Chairman of the Bangladesh Anti Corruption Commission
- Incumbent
- Assumed office 17 August 2026
- Appointed by: President of Bangladesh
- President: Hafiz Uddin Ahmad (acting); Mirza Fakhrul Islam Alamgir;
- Preceded by: Mohammad Abdul Momen

Justice of the Appellate Division, Supreme Court
- In office 25 March 2025 – 1 March 2026

Justice of the High Court Division of Bangladesh
- In office 27 August 2003 – 24 March 2025

Personal details
- Born: 1 March 1959 (age 67)
- Education: University of Rajshahi
- Profession: Judge

= A. K. M. Asaduzzaman =

Bangladeshi judge

A. K. M. Asaduzzaman is a retired judge of the Appellate Division, Supreme Court of Bangladesh. He is currently the Chairman of the Anti Corruption Commission.

== Early life ==
Asaduzzaman was born on 1 March 1959. He completed his bachelor's and master's in law from the University of Rajshahi.

== Career ==
Asaduzzaman joined the District Courts as a lawyer on 5 September 1983.

On 5 September 1985, Asaduzzaman became a lawyer of the High Court Division.

Asaduzzaman became a lawyer of the Appellate Division of the Bangladesh Supreme Court on 25 October 2001.

On 27 August 2003, Asaduzzaman was appointed an additional judge of the High Court Division.

Asaduzzaman was made a permanent judge of the High Court Division on 27 August 2005.

On 15 June 2012, Asaduzzaman and Justice Mahmudul Hoque were given the task to hear bail and appeals petitions in the High Court Division. On 31 July, Asaduzzaman and Justice Abu Taher Md Saifur Rahman scrapped a 10-year prison sentence of Giasuddin Al Mamun in a 2008 tax evasion case.

On 7 June 2016, Asaduzzaman and Justice Ataur Rahman Khan granted bail to the editor of The Daily Star, Mahfuz Anam, in 10 cases. Anam had 82 cases against him, including 65 defamation and 17 sedition cases.

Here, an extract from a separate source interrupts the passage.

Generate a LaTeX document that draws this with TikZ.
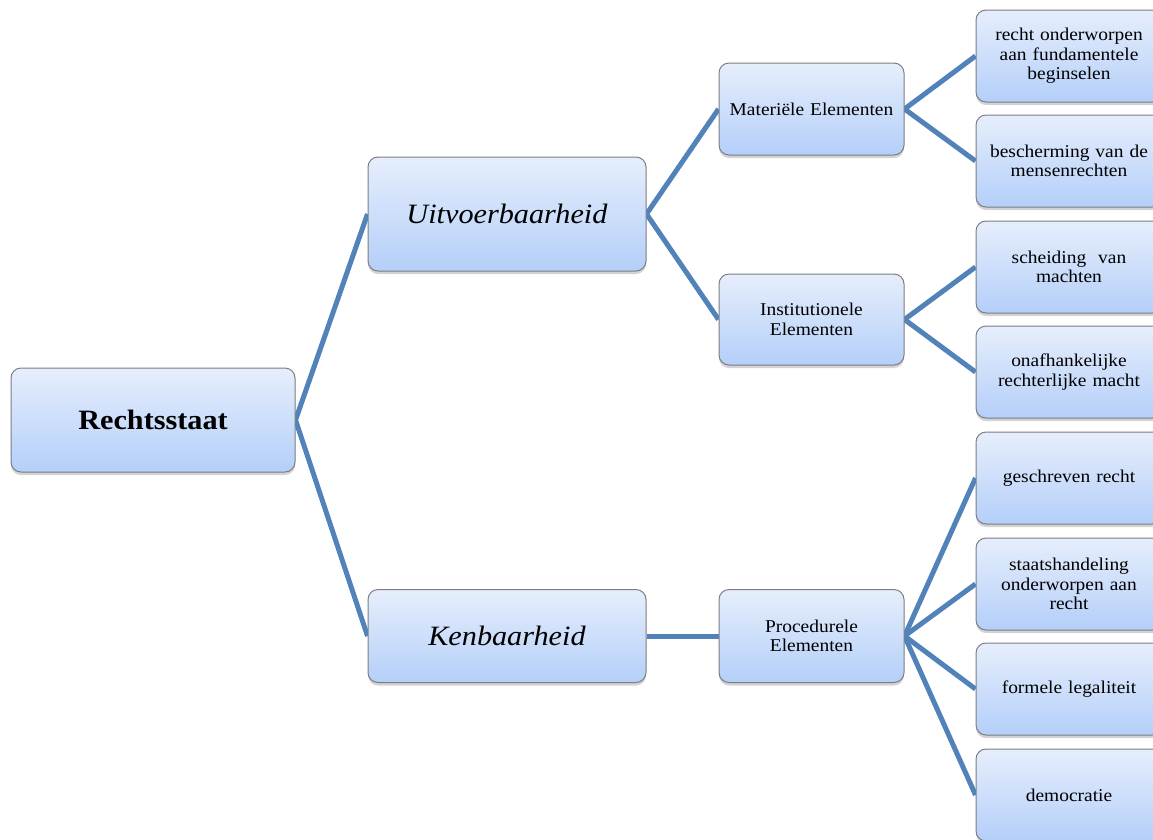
\documentclass[tikz,border=0pt]{standalone}
\usepackage{fontspec}
\setmainfont[FakeStretch=1.08]{Liberation Serif}
\usetikzlibrary{shadows}
\pgfdeclarelayer{background}
\pgfsetlayers{background,main}
\definecolor{boxtop}{RGB}{230,238,252}
\definecolor{boxbot}{RGB}{180,207,249}
\definecolor{boxline}{RGB}{125,125,130}
\definecolor{conn}{RGB}{82,130,186}
\tikzset{
  box/.style={draw=boxline, line width=1pt, rounded corners=10pt,
    top color=boxtop, bottom color=boxbot, align=center, inner sep=2pt,
    drop shadow={opacity=0.35, shadow xshift=0pt, shadow yshift=-3pt}},
  bigbox/.style={box, font=\fontsize{28}{31}\selectfont},
  midbox/.style={box, minimum width=185pt, text width=180pt,
    font=\fontsize{18}{19.5}\selectfont},
  leafbox/.style={box, minimum width=186pt, minimum height=92pt, text width=178pt,
    font=\fontsize{18}{19.5}\selectfont},
  link/.style={draw=conn, line width=5pt}
}
\begin{document}
\begin{tikzpicture}[x=1pt,y=-1pt]
\useasboundingbox (0,0) rectangle (1153,839);
\node[bigbox, minimum width=284pt, minimum height=104pt] (R) at (153,420) {\textbf{Rechtsstaat}};
\node[bigbox, minimum width=278pt, minimum height=114pt] (U) at (507,214) {\textit{Uitvoerbaarheid}};
\node[bigbox, minimum width=278pt, minimum height=93pt] (K) at (507,636) {\textit{Kenbaarheid}};
\node[midbox, minimum height=92pt] (M) at (811.5,109) {Materiële Elementen};
\node[midbox, minimum height=91pt] (I) at (811.5,319.5) {Institutionele\\Elementen};
\node[midbox, minimum height=93pt] (P) at (811.5,636) {Procedurele\\Elementen};
\node[leafbox] (L1) at (1069,56) {recht onderworpen\\aan fundamentele\\beginselen};
\node[leafbox] (L2) at (1069,161) {bescherming van de\\mensenrechten};
\node[leafbox] (L3) at (1069,267) {scheiding\ \ van\\machten};
\node[leafbox] (L4) at (1069,372) {onafhankelijke\\rechterlijke macht};
\node[leafbox] (L5) at (1069,478) {geschreven recht};
\node[leafbox] (L6) at (1069,584) {staatshandeling\\onderworpen aan\\recht};
\node[leafbox] (L7) at (1069,689) {formele legaliteit};
\node[leafbox] (L8) at (1069,795) {democratie};
\begin{pgfonlayer}{background}
\draw[link] (R.east) -- (U.west);
\draw[link] (R.east) -- (K.west);
\draw[link] (U.east) -- (M.west);
\draw[link] (U.east) -- (I.west);
\draw[link] (K.east) -- (P.west);
\draw[link] (M.east) -- (L1.west);
\draw[link] (M.east) -- (L2.west);
\draw[link] (I.east) -- (L3.west);
\draw[link] (I.east) -- (L4.west);
\draw[link] (P.east) -- (L5.west);
\draw[link] (P.east) -- (L6.west);
\draw[link] (P.east) -- (L7.west);
\draw[link] (P.east) -- (L8.west);
\end{pgfonlayer}
\end{tikzpicture}
\end{document}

On 26 November 2017, Asaduzzaman and Justice Razik-Al-Jalil granted bail to Bangladesh Nationalist Party politician Mahatab Uddin Ahmmed Chowdhury Minar in a 2014 murder case over the death of Ekramul Haq, an Awami League politician.

Asaduzzaman and Justice SM Mozibur Rahman on 23 July 2018 ordered the Comilla special judges court to quickly dispose of the case against former prime minister Khaleda Zia. Asaduzzaman and Justice SM Mozibur Rahman granted bail on 30 July 2018 to Mahmudur Rahman, editor of Amar Desh, in a defamation case regarding comments he made about the family of President Sheikh Mujibur Rahman. On 6 August 2018, Asaduzzaman and Justice SM Mozibur Rahman rejected the bail petition of former prime minister Khaleda Zia in a 2015 murder case over an arson attack on a bus in Comilla.

On 20 June 2019, Asaduzzaman and Justice SM Mozibur Rahman granted bail to Amanur Rahman Khan Rana, Awami League member of parliament from Tangail-3, in a murder case from 2012.

On 14 October 2020, Asaduzzaman and Justice Kazi Md Ejarul Haque Akondo refused to grant bail to family members of lawyer of the Bangladesh Supreme Court Asif Imtiaz Khan Jisad who had been accused of being involved in his death.

On 28 September 2021, Asaduzzaman and Justice Kazi Md Ejarul Haque Akondo extended the bail of former prime minister Khaleda Zia.

On 17 August 2026, he was named the new chairmain of the Anti Corruption Commission.